ROWS:
◆ ◆ ◆ ◆

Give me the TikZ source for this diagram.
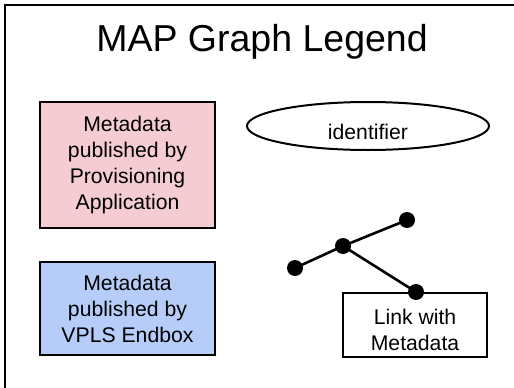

◆ ◆ ◆ ◆

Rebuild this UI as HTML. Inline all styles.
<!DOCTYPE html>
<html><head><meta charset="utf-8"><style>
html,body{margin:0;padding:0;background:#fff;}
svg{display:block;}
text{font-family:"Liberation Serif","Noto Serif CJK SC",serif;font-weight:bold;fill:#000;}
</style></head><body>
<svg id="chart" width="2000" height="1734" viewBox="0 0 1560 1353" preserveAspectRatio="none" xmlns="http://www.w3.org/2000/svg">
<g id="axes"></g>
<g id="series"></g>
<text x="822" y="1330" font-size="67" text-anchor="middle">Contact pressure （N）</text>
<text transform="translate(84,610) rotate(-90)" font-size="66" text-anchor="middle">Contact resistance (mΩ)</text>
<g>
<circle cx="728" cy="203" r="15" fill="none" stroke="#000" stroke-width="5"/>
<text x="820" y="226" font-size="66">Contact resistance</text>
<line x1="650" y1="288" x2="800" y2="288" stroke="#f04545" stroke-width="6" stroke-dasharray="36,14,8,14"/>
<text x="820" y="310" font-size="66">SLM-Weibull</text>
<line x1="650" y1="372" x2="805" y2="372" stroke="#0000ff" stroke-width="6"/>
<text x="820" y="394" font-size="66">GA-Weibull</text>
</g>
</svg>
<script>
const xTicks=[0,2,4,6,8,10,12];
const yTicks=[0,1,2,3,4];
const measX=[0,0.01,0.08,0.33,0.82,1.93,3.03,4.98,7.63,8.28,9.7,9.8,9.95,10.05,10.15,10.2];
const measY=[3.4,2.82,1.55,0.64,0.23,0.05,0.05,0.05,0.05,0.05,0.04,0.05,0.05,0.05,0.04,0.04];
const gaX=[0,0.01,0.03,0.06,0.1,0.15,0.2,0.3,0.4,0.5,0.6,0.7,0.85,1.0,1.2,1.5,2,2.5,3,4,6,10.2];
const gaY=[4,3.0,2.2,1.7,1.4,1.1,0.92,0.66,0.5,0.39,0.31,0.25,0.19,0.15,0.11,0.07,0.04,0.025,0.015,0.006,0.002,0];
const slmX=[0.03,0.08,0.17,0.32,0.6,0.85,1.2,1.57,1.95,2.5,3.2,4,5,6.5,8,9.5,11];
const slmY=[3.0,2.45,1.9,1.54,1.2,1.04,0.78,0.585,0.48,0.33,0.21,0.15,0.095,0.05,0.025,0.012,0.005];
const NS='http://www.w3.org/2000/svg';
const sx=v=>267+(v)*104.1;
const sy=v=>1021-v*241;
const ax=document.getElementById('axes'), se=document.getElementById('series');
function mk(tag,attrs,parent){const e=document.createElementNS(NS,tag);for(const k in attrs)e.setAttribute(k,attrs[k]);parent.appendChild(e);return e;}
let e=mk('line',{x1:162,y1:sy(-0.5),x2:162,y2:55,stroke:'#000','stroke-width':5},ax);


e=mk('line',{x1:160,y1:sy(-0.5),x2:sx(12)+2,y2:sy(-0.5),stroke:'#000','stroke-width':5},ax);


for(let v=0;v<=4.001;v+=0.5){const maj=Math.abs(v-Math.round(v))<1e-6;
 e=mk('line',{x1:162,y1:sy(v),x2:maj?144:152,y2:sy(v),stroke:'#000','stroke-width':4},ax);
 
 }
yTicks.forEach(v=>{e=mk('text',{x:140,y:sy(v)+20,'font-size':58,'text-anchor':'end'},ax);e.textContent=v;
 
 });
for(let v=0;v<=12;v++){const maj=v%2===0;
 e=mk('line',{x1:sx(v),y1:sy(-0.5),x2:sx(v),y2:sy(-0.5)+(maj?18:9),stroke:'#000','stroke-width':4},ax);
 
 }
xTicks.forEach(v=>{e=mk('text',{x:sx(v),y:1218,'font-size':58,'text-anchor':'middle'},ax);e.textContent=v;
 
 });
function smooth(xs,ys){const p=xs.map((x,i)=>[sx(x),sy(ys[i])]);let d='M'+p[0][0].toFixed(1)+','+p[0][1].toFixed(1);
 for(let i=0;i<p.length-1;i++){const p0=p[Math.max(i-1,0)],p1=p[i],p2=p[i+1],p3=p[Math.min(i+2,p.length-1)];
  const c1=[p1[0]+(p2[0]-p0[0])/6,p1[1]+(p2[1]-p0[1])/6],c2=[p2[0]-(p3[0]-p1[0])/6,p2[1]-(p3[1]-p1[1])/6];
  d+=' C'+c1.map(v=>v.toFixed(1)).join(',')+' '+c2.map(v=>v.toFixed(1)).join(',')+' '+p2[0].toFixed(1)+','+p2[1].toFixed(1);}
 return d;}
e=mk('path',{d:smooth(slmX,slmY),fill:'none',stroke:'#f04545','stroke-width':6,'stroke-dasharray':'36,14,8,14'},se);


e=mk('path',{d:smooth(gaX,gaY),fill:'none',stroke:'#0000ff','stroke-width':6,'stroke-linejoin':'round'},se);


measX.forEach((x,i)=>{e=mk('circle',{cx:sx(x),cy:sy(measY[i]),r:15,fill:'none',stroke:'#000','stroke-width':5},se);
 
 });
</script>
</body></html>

◆ ◆ ◆ ◆

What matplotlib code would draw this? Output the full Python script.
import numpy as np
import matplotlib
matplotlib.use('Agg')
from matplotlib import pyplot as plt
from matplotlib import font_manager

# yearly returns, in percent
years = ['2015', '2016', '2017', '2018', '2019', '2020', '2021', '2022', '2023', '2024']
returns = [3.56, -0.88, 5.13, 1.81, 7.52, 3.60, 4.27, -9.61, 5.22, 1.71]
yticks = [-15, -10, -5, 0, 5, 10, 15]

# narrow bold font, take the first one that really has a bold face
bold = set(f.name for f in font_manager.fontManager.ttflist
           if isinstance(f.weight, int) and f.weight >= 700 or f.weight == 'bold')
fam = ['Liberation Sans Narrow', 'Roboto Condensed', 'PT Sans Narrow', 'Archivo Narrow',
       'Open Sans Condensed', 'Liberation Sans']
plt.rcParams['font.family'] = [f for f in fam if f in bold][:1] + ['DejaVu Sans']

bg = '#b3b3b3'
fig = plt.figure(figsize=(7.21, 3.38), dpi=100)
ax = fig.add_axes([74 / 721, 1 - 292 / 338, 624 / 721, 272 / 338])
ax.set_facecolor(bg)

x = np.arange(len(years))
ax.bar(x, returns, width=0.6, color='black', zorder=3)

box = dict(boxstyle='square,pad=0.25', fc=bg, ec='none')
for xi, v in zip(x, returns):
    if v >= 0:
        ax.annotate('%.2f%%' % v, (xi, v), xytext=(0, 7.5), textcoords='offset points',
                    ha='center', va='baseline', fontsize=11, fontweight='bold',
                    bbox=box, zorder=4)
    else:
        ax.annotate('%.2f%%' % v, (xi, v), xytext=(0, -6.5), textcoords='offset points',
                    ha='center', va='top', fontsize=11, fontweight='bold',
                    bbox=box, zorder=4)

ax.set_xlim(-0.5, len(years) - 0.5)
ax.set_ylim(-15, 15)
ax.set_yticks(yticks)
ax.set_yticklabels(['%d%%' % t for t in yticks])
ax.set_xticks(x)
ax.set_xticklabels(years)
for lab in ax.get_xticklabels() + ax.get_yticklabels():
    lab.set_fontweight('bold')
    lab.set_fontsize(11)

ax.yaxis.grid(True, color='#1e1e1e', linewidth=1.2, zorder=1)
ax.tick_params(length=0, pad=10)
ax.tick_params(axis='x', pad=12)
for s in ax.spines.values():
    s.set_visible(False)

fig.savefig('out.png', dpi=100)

◆ ◆ ◆ ◆

YOUR TASK: From the listing, tally every line with the word "this" in it and give only the tally.

OUTPUT OF THE EXERCISE: 3